§ Source data

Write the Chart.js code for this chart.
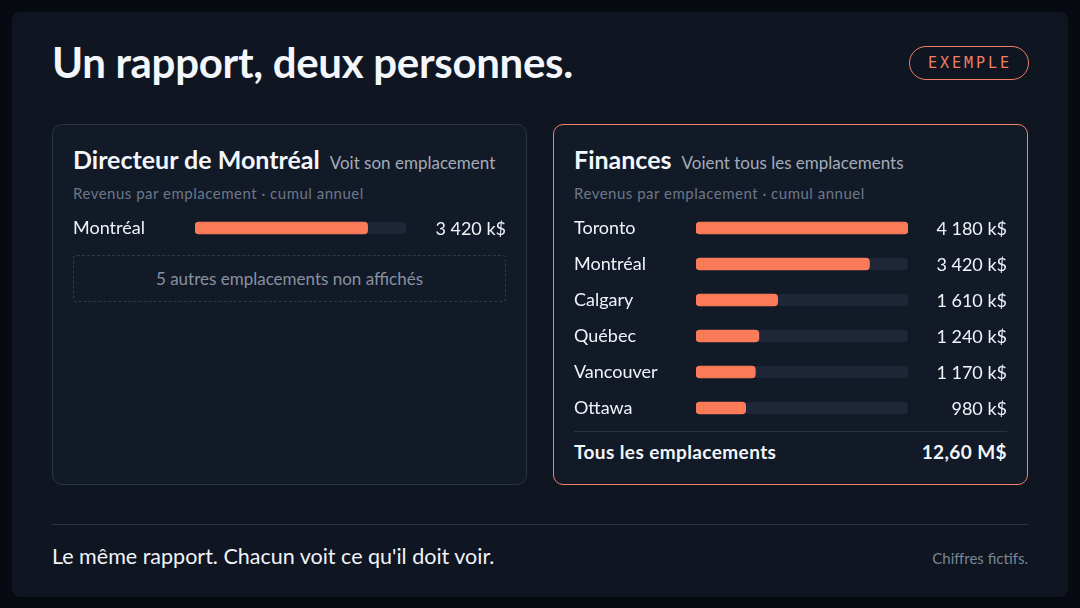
<!DOCTYPE html>
<html lang="fr">
<head>
<meta charset="utf-8">
<script src="https://cdn.jsdelivr.net/npm/chart.js@4/dist/chart.umd.min.js"></script>
<style>
  html,body{margin:0;padding:0;}
  body{width:1080px;height:608px;background:#070a10;font-family:Lato,"Noto Sans",sans-serif;position:relative;overflow:hidden;}
  .frame{position:absolute;left:12px;top:12px;width:1056px;height:585px;background:#0f1521;border-radius:8px;}
  .abs{position:absolute;white-space:nowrap;}
  .title{left:52px;top:36px;font-size:42px;font-weight:700;color:#f3f6fb;line-height:52px;letter-spacing:-0.3px;}
  .badge{left:909px;top:46px;width:116px;height:32px;border:1.5px solid #f07f63;border-radius:18px;color:#f07f63;font-family:"DejaVu Sans Mono",monospace;font-size:15px;letter-spacing:3px;text-align:center;line-height:32px;padding-left:2px;box-sizing:content-box;}
  .panel{position:absolute;top:124px;width:473px;height:359px;background:#121a28;border-radius:10px;}
  .pl{left:52px;border:1px solid #2a3445;}
  .pr{left:553px;border:1.5px solid #f08469;}
  .h{font-size:25px;font-weight:700;color:#f3f6fb;line-height:30px;}
  .hs{font-size:17px;color:#a3abb9;font-weight:400;margin-left:10px;}
  .sub{font-size:15px;color:#6d7788;letter-spacing:0.5px;line-height:18px;}
  .dash{left:73px;top:255px;width:431px;height:45px;border:1px dashed #2e3849;border-radius:4px;color:#8891a1;font-size:17px;text-align:center;line-height:45px;}
  .divider{position:absolute;height:1px;background:#283243;}
  .tot{font-size:19px;font-weight:700;color:#f3f6fb;line-height:24px;letter-spacing:0.4px;}
  .foot{left:52px;top:542px;font-size:21.5px;color:#f0f3f8;line-height:28px;}
  .fict{right:52px;top:548px;font-size:15px;color:#7c8595;line-height:20px;}
  canvas{position:absolute;}
</style>
</head>
<body>
<div class="frame"></div>
<div class="abs title">Un rapport, deux personnes.</div>
<div class="abs badge">EXEMPLE</div>

<div class="panel pl"></div>
<div class="panel pr"></div>

<div class="abs h" style="left:73px;top:144px;">Directeur de Montréal<span class="hs">Voit son emplacement</span></div>
<div class="abs sub" style="left:73px;top:184px;">Revenus par emplacement · cumul annuel</div>
<div class="abs dash">5 autres emplacements non affichés</div>

<div class="abs h" style="left:574px;top:144px;">Finances<span class="hs">Voient tous les emplacements</span></div>
<div class="abs sub" style="left:574px;top:184px;">Revenus par emplacement · cumul annuel</div>
<div class="divider" style="left:574px;top:431px;width:433px;"></div>
<div class="abs tot" style="left:574px;top:440px;">Tous les emplacements</div>
<div class="abs tot" id="total" style="right:73px;top:440px;"></div>

<div class="divider" style="left:52px;top:524px;width:976px;"></div>
<div class="abs foot">Le même rapport. Chacun voit ce qu'il doit voir.</div>
<div class="abs fict">Chiffres fictifs.</div>

<canvas id="cLeft" style="left:73px;top:210px;" width="433" height="36"></canvas>
<canvas id="cRight" style="left:574px;top:210px;" width="433" height="216"></canvas>

<script>
// ---- Data ----
const financeCities = ["Toronto", "Montréal", "Calgary", "Québec", "Vancouver", "Ottawa"];
const financeRevenue = [4180, 3420, 1610, 1240, 1170, 980];   // k$
const directorCities = ["Montréal"];
const directorRevenue = [3420];                                // k$
const unit = "k$";

const BAR = "#fb7a58";
const TRACK = "#1d2738";
const scaleMax = Math.max(...financeRevenue);

function fmt(v){
  return String(v).replace(/\B(?=(\d{3})+(?!\d))/g, " ") + " " + unit;
}
const total = financeRevenue.reduce((a,b)=>a+b,0);
document.getElementById("total").textContent = (total/1000).toFixed(2).replace(".", ",") + " M$";

const trackPlugin = {
  id: "track",
  beforeDatasetsDraw(chart){
    const {ctx, chartArea} = chart;
    const meta = chart.getDatasetMeta(0);
    ctx.save();
    ctx.fillStyle = TRACK;
    meta.data.forEach(el=>{
      const h = el.height;
      ctx.beginPath();
      ctx.roundRect(chartArea.left, el.y - h/2, chartArea.right - chartArea.left, h, 4);
      ctx.fill();
    });
    ctx.restore();
  }
};
const valuePlugin = {
  id: "values",
  afterDatasetsDraw(chart){
    const {ctx} = chart;
    const meta = chart.getDatasetMeta(0);
    const data = chart.data.datasets[0].data;
    ctx.save();
    ctx.fillStyle = "#f0f3f8";
    ctx.font = "400 18px Lato, 'Noto Sans', sans-serif";
    ctx.textAlign = "right";
    ctx.textBaseline = "middle";
    meta.data.forEach((el,i)=>{
      ctx.fillText(fmt(data[i]), chart.width, el.y + 1);
    });
    ctx.restore();
  }
};

function makeChart(id, labels, values, rightPad){
  return new Chart(document.getElementById(id), {
    type: "bar",
    data: { labels, datasets: [{ data: values, backgroundColor: BAR, borderRadius: 4, borderSkipped: false, barThickness: 12 }] },
    options: {
      responsive: false,
      animation: false,
      indexAxis: "y",
      layout: { autoPadding: false, padding: { left: 0, right: rightPad, top: 0, bottom: 0 } },
      plugins: { legend: { display: false }, tooltip: { enabled: false } },
      scales: {
        x: { min: 0, max: scaleMax, display: false },
        y: {
          grid: { display: false }, border: { display: false },
          ticks: { color: "#f0f3f8", font: { family: "Lato, 'Noto Sans', sans-serif", size: 18 }, crossAlign: "far", padding: 0 },
          afterFit(s){ s.width = 122; s.paddingTop = 0; s.paddingBottom = 0; }
        }
      }
    },
    plugins: [trackPlugin, valuePlugin]
  });
}
makeChart("cLeft", directorCities, directorRevenue, 100);
makeChart("cRight", financeCities, financeRevenue, 99);
</script>
</body>
</html>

§ What to do
Quote the material word for word, dropping any images it holds.

§ Result for this task
Write the Chart.js code for this chart.
<!DOCTYPE html>
<html lang="fr">
<head>
<meta charset="utf-8">
<script src="https://cdn.jsdelivr.net/npm/chart.js@4/dist/chart.umd.min.js"></script>
<style>
  html,body{margin:0;padding:0;}
  body{width:1080px;height:608px;background:#070a10;font-family:Lato,"Noto Sans",sans-serif;position:relative;overflow:hidden;}
  .frame{position:absolute;left:12px;top:12px;width:1056px;height:585px;background:#0f1521;border-radius:8px;}
  .abs{position:absolute;white-space:nowrap;}
  .title{left:52px;top:36px;font-size:42px;font-weight:700;color:#f3f6fb;line-height:52px;letter-spacing:-0.3px;}
  .badge{left:909px;top:46px;width:116px;height:32px;border:1.5px solid #f07f63;border-radius:18px;color:#f07f63;font-family:"DejaVu Sans Mono",monospace;font-size:15px;letter-spacing:3px;text-align:center;line-height:32px;padding-left:2px;box-sizing:content-box;}
  .panel{position:absolute;top:124px;width:473px;height:359px;background:#121a28;border-radius:10px;}
  .pl{left:52px;border:1px solid #2a3445;}
  .pr{left:553px;border:1.5px solid #f08469;}
  .h{font-size:25px;font-weight:700;color:#f3f6fb;line-height:30px;}
  .hs{font-size:17px;color:#a3abb9;font-weight:400;margin-left:10px;}
  .sub{font-size:15px;color:#6d7788;letter-spacing:0.5px;line-height:18px;}
  .dash{left:73px;top:255px;width:431px;height:45px;border:1px dashed #2e3849;border-radius:4px;color:#8891a1;font-size:17px;text-align:center;line-height:45px;}
  .divider{position:absolute;height:1px;background:#283243;}
  .tot{font-size:19px;font-weight:700;color:#f3f6fb;line-height:24px;letter-spacing:0.4px;}
  .foot{left:52px;top:542px;font-size:21.5px;color:#f0f3f8;line-height:28px;}
  .fict{right:52px;top:548px;font-size:15px;color:#7c8595;line-height:20px;}
  canvas{position:absolute;}
</style>
</head>
<body>
<div class="frame"></div>
<div class="abs title">Un rapport, deux personnes.</div>
<div class="abs badge">EXEMPLE</div>

<div class="panel pl"></div>
<div class="panel pr"></div>

<div class="abs h" style="left:73px;top:144px;">Directeur de Montréal<span class="hs">Voit son emplacement</span></div>
<div class="abs sub" style="left:73px;top:184px;">Revenus par emplacement · cumul annuel</div>
<div class="abs dash">5 autres emplacements non affichés</div>

<div class="abs h" style="left:574px;top:144px;">Finances<span class="hs">Voient tous les emplacements</span></div>
<div class="abs sub" style="left:574px;top:184px;">Revenus par emplacement · cumul annuel</div>
<div class="divider" style="left:574px;top:431px;width:433px;"></div>
<div class="abs tot" style="left:574px;top:440px;">Tous les emplacements</div>
<div class="abs tot" id="total" style="right:73px;top:440px;"></div>

<div class="divider" style="left:52px;top:524px;width:976px;"></div>
<div class="abs foot">Le même rapport. Chacun voit ce qu'il doit voir.</div>
<div class="abs fict">Chiffres fictifs.</div>

<canvas id="cLeft" style="left:73px;top:210px;" width="433" height="36"></canvas>
<canvas id="cRight" style="left:574px;top:210px;" width="433" height="216"></canvas>

<script>
// ---- Data ----
const financeCities = ["Toronto", "Montréal", "Calgary", "Québec", "Vancouver", "Ottawa"];
const financeRevenue = [4180, 3420, 1610, 1240, 1170, 980];   // k$
const directorCities = ["Montréal"];
const directorRevenue = [3420];                                // k$
const unit = "k$";

const BAR = "#fb7a58";
const TRACK = "#1d2738";
const scaleMax = Math.max(...financeRevenue);

function fmt(v){
  return String(v).replace(/\B(?=(\d{3})+(?!\d))/g, " ") + " " + unit;
}
const total = financeRevenue.reduce((a,b)=>a+b,0);
document.getElementById("total").textContent = (total/1000).toFixed(2).replace(".", ",") + " M$";

const trackPlugin = {
  id: "track",
  beforeDatasetsDraw(chart){
    const {ctx, chartArea} = chart;
    const meta = chart.getDatasetMeta(0);
    ctx.save();
    ctx.fillStyle = TRACK;
    meta.data.forEach(el=>{
      const h = el.height;
      ctx.beginPath();
      ctx.roundRect(chartArea.left, el.y - h/2, chartArea.right - chartArea.left, h, 4);
      ctx.fill();
    });
    ctx.restore();
  }
};
const valuePlugin = {
  id: "values",
  afterDatasetsDraw(chart){
    const {ctx} = chart;
    const meta = chart.getDatasetMeta(0);
    const data = chart.data.datasets[0].data;
    ctx.save();
    ctx.fillStyle = "#f0f3f8";
    ctx.font = "400 18px Lato, 'Noto Sans', sans-serif";
    ctx.textAlign = "right";
    ctx.textBaseline = "middle";
    meta.data.forEach((el,i)=>{
      ctx.fillText(fmt(data[i]), chart.width, el.y + 1);
    });
    ctx.restore();
  }
};

function makeChart(id, labels, values, rightPad){
  return new Chart(document.getElementById(id), {
    type: "bar",
    data: { labels, datasets: [{ data: values, backgroundColor: BAR, borderRadius: 4, borderSkipped: false, barThickness: 12 }] },
    options: {
      responsive: false,
      animation: false,
      indexAxis: "y",
      layout: { autoPadding: false, padding: { left: 0, right: rightPad, top: 0, bottom: 0 } },
      plugins: { legend: { display: false }, tooltip: { enabled: false } },
      scales: {
        x: { min: 0, max: scaleMax, display: false },
        y: {
          grid: { display: false }, border: { display: false },
          ticks: { color: "#f0f3f8", font: { family: "Lato, 'Noto Sans', sans-serif", size: 18 }, crossAlign: "far", padding: 0 },
          afterFit(s){ s.width = 122; s.paddingTop = 0; s.paddingBottom = 0; }
        }
      }
    },
    plugins: [trackPlugin, valuePlugin]
  });
}
makeChart("cLeft", directorCities, directorRevenue, 100);
makeChart("cRight", financeCities, financeRevenue, 99);
</script>
</body>
</html>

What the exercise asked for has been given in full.